A colleague answered some questions about the cscl class extensions arcobjects code in the source parent geodatabase.

mattyschell commented 1 year ago

ESRI support reports that with the custom arcobjects class extensions the bad behavior reproduces. Without the arcobjects class extensions all ESRI geodatabase and ESRI replication software works as expected. So there is not much more that ESRI support can do.

When considering next steps

mattyschell commented 1 year ago

Let's take stock of the three most obvious workarounds.

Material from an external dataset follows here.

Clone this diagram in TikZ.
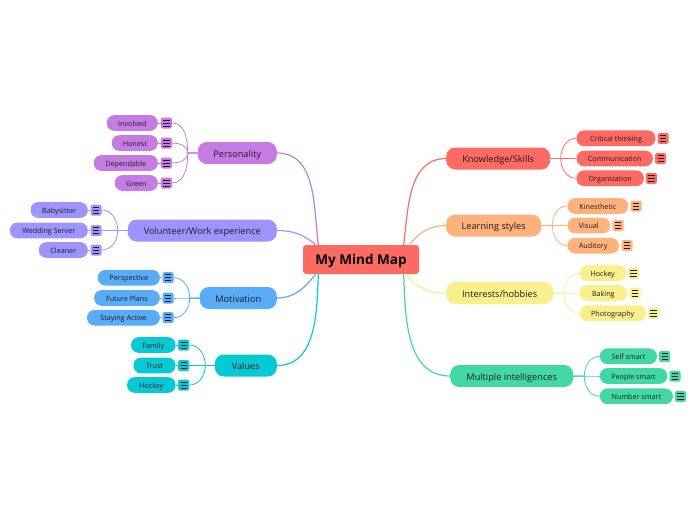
\documentclass[tikz,border=0pt]{standalone}
\usepackage{fontspec}
\setmainfont{Open Sans}
\usetikzlibrary{positioning,calc}
\definecolor{myred}{RGB}{255,106,99}
\definecolor{myorange}{RGB}{255,178,124}
\definecolor{myyellow}{RGB}{249,240,141}
\definecolor{mygreen}{RGB}{66,216,166}
\definecolor{mypurple}{RGB}{197,123,227}
\definecolor{myviolet}{RGB}{157,148,255}
\definecolor{myblue}{RGB}{89,172,247}
\definecolor{myteal}{RGB}{6,202,211}
\definecolor{myink}{RGB}{30,30,36}
\begin{document}
\begin{tikzpicture}[x=1pt,y=1pt,
    rootnode/.style={rectangle,rounded corners=3pt,fill=myred,minimum width=116pt,minimum height=29pt,inner sep=0pt,text height=11pt,text depth=1pt,font=\fontsize{13.5}{16}\selectfont\bfseries},
    branchnode/.style={rectangle,rounded corners=9pt,minimum height=22pt,inner sep=0pt,text=myink,text height=9pt,text depth=1pt,font=\fontsize{9.2}{11}\selectfont},
    leafnode/.style={rectangle,rounded corners=7.5pt,minimum height=15.7pt,inner sep=0pt,text=myink,text height=7.4pt,text depth=1pt,font=\fontsize{7.2}{8}\selectfont},
    iconnode/.style={rectangle,rounded corners=1.5pt,minimum size=11pt,inner sep=0pt,
      path picture={\foreach \d in {-3,0,3}
        \draw[myink,line width=.9pt] ([shift={(-3.2,\d)}]path picture bounding box.center) -- ++(6.4,0);}},
    mainline/.style={line width=1.2pt},
    leafline/.style={line width=.8pt}
  ]
  \useasboundingbox (0,0) rectangle (697,-520);

  % the root
  \node[rootnode] (root) at (361,-259.5) {My Mind Map};

  % the branches on the left
  \node[branchnode,fill=mypurple,anchor=east,minimum width=79pt] (per) at (277,-153) {Personality};
  \node[branchnode,fill=myviolet,anchor=east,minimum width=149pt] (vol) at (277,-230.5) {Volunteer/Work experience};
  \node[branchnode,fill=myblue,anchor=east,minimum width=77pt] (mot) at (277,-298) {Motivation};
  \node[branchnode,fill=myteal,anchor=east,minimum width=62pt] (val) at (277,-365.5) {Values};

  % the branches on the right
  \node[branchnode,fill=myred,anchor=west,minimum width=104pt] (kno) at (446,-158.5) {Knowledge/Skills};
  \node[branchnode,fill=myorange,anchor=west,minimum width=95pt] (lea) at (446,-225.5) {Learning styles};
  \node[branchnode,fill=myyellow,anchor=west,minimum width=107pt] (int) at (446,-293) {Interests/hobbies};
  \node[branchnode,fill=mygreen,anchor=west,minimum width=123pt] (mul) at (450,-376) {Multiple intelligences};

  % the joints
  \coordinate (jper) at (187.7,-153);
  \coordinate (jvol) at (117.7,-230.5);
  \coordinate (jmot) at (189.7,-298);
  \coordinate (jval) at (205.3,-365.5);
  \coordinate (jkno) at (560.7,-158.5);
  \coordinate (jlea) at (552.3,-225.5);
  \coordinate (jint) at (563.7,-293);
  \coordinate (jmul) at (584.3,-376);

  % the main lines
  \draw[mainline,mypurple] (per.east) to[out=0,in=97] (root.161);
  \draw[mainline,myviolet] (vol.east) to[out=0,in=140] (root.162);
  \draw[mainline,myblue] (mot.east) to[out=0,in=-130] (root.198);
  \draw[mainline,myteal] (val.east) to[out=0,in=-92] (root.199);
  \draw[mainline,myred] (kno.west) to[out=180,in=83] (root.19);
  \draw[mainline,myorange] (lea.west) to[out=180,in=50] (root.17);
  \draw[mainline,myyellow] (int.west) to[out=180,in=-55] (root.342);
  \draw[mainline,mygreen] (mul.west) to[out=180,in=-88] (root.341);

  % the leaves of Personality
  \foreach \n/\txt/\y/\w/\ang in {inv/Involved/123/51/90,hon/Honest/143/46/90,dep/Dependable/163/64/-90,gre/Green/183/43/-90} {
    \node[leafnode,fill=mypurple,anchor=east,minimum width=\w] (\n) at (158,-\y) {\txt};
    \node[iconnode,fill=mypurple] (i\n) at (166.3,-\y) {};
    \draw[leafline,mypurple] (\n.east) -- (i\n.west);
    \draw[leafline,mypurple] (i\n.east) to[out=0,in=\ang] (jper) -- (per.west);
  }

  % the leaves of Volunteer
  \foreach \n/\txt/\y/\w/\ang in {bab/Babysitter/210/57.3/90,wed/Wedding Server/230.5/78/180,cle/Cleaner/250/49/-90} {
    \node[leafnode,fill=myviolet,anchor=east,minimum width=\w] (\n) at (88,-\y) {\txt};
    \node[iconnode,fill=myviolet] (i\n) at (96,-\y) {};
    \draw[leafline,myviolet] (\n.east) -- (i\n.west);
    \draw[leafline,myviolet] (i\n.east) to[out=0,in=\ang] (jvol) -- (vol.west);
  }

  % the leaves of Motivation
  \foreach \n/\txt/\y/\w/\ang in {per2/Perspective/277.7/62/90,fut/Future Plans/298/65.7/180,sta/Staying Active/317.7/72.7/-90} {
    \node[leafnode,fill=myblue,anchor=east,minimum width=\w] (\n) at (160,-\y) {\txt};
    \node[iconnode,fill=myblue] (i\n) at (168,-\y) {};
    \draw[leafline,myblue] (\n.east) -- (i\n.west);
    \draw[leafline,myblue] (i\n.east) to[out=0,in=\ang] (jmot) -- (mot.west);
  }

  % the leaves of Values
  \foreach \n/\txt/\y/\w/\ang in {fam/Family/345/44.4/90,tru/Trust/365.5/42/180,hoc/Hockey/385/48.4/-90} {
    \node[leafnode,fill=myteal,anchor=east,minimum width=\w] (\n) at (175.7,-\y) {\txt};
    \node[iconnode,fill=myteal] (i\n) at (183.7,-\y) {};
    \draw[leafline,myteal] (\n.east) -- (i\n.west);
    \draw[leafline,myteal] (i\n.east) to[out=0,in=\ang] (jval) -- (val.west);
  }

  % the leaves of Knowledge
  \foreach \n/\txt/\y/\w/\ix/\ang in {cri/Critical thinking/138.3/79/663.2/90,com/Communication/158.5/76.4/660.7/0,org/Organization/178.3/67.4/651.4/-90} {
    \node[leafnode,fill=myred,anchor=west,minimum width=\w] (\n) at (576.3,-\y) {\txt};
    \node[iconnode,fill=myred] (i\n) at (\ix,-\y) {};
    \draw[leafline,myred] (\n.west) to[out=180,in=\ang] (jkno) -- (kno.east);
  }

  % the leaves of Learning
  \foreach \n/\txt/\y/\w/\ix/\ang in {kin/Kinesthetic/206/60.7/636/90,vis/Visual/225.5/42.7/618.2/0,aud/Auditory/245.7/51.4/627/-90} {
    \node[leafnode,fill=myorange,anchor=west,minimum width=\w] (\n) at (567.3,-\y) {\txt};
    \node[iconnode,fill=myorange] (i\n) at (\ix,-\y) {};
    \draw[leafline,myorange] (\n.west) to[out=180,in=\ang] (jlea) -- (lea.east);
  }

  % the leaves of Interests
  \foreach \n/\txt/\y/\w/\ix/\ang in {hob/Hockey/273.3/46.4/633.5/90,bak/Baking/293/47.7/635/0,pho/Photography/313.3/66.4/653.5/-90} {
    \node[leafnode,fill=myyellow,anchor=west,minimum width=\w] (\n) at (579.3,-\y) {\txt};
    \node[iconnode,fill=myyellow] (i\n) at (\ix,-\y) {};
    \draw[leafline,myyellow] (\n.west) to[out=180,in=\ang] (jint) -- (int.east);
  }

  % the leaves of Multiple
  \foreach \n/\txt/\y/\w/\ix/\ang in {sel/Self smart/356.3/57/664.7/90,peo/People smart/376/67.3/675/0,num/Number smart/396.3/73/680.5/-90} {
    \node[leafnode,fill=mygreen,anchor=west,minimum width=\w] (\n) at (599.7,-\y) {\txt};
    \node[iconnode,fill=mygreen] (i\n) at (\ix,-\y) {};
    \draw[leafline,mygreen] (\n.west) to[out=180,in=\ang] (jmul) -- (mul.east);
  }
\end{tikzpicture}
\end{document}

  1. Abandon PostgreSQL in Azure

The downstream user of the child replica in this case can also connect to the parent on-premise geodatabase.

Pros:

Cons:

  1. Abandon ESRI replication

Develop a procedure to daisy chain the parent geodatabase to the target PostgreSQL database without ESRI replication. I think the easiest path would be to load a CSCL file geodatabase to a local PostgreSQL and pg_dump the entire thing to Azure.

Pros

Cons

  1. Use FME change detection instead of ESRI replication

I do not know enough about the peculiarities of reading the source to go into details on this. But my understanding is that FME must use some sort of 32-bit desktop reader in order to access the source where the class extensions are installed and geometries are stored as SDELOB.

mrahman-doitt commented 1 year ago
  1. Option to "connect to the parent on-premise geodatabase" may not be idea/work as this DB has 32-bit Class Extensions and copying data to a FGDB also copy the Class Extensions.
  2. May work but in addition to what you mentioned as Cons, only likes of Matt Schell has skills to manage this.
  3. no one in OTI team is competence enough to pull this off now.
  4. May I offer option 4? Switch to SQL Server!
mattyschell commented 1 year ago

Revised options, at a glance in slightly different order:

  1. Consumer connects directly to the on-premise live enterprise database.

This option is almost impossible to implement with the compatible technology available to us.

  1. FME change detection replacing ESRI replication.

Similar to 1 this option is almost impossible to implement with the available technology and skillsets.

  1. Daisy chain with minimal ESRI: from live database to scratch postgis database to dump file loaded to Azure

This option is possible but fairly risky in terms of both implementation time and maintenance.

  1. Daisy chain with maximum ESRI: Replicate to a file geodatabase without class extensions and replicate from the file geodatabase to PostgreSQL in Azure.

This one looks to be in the sweet spot with fairly low effort ultimately getting us to the same result, though we should note that we have not tested it.

  1. Plunk a stupid simple file geodatabase somewhere in Azure

This one is stupid simple but not very enterprisey.

  1. Switch to SQLServer in Azure

This one is technically possible but requires coordination with several teams and is therefore risky from an implementation perspective.

mattyschell commented 1 year ago

replication-replacement-pics.pdf

mattyschell commented 1 year ago

We agreed with ESRI to close the case on March 7th 2023.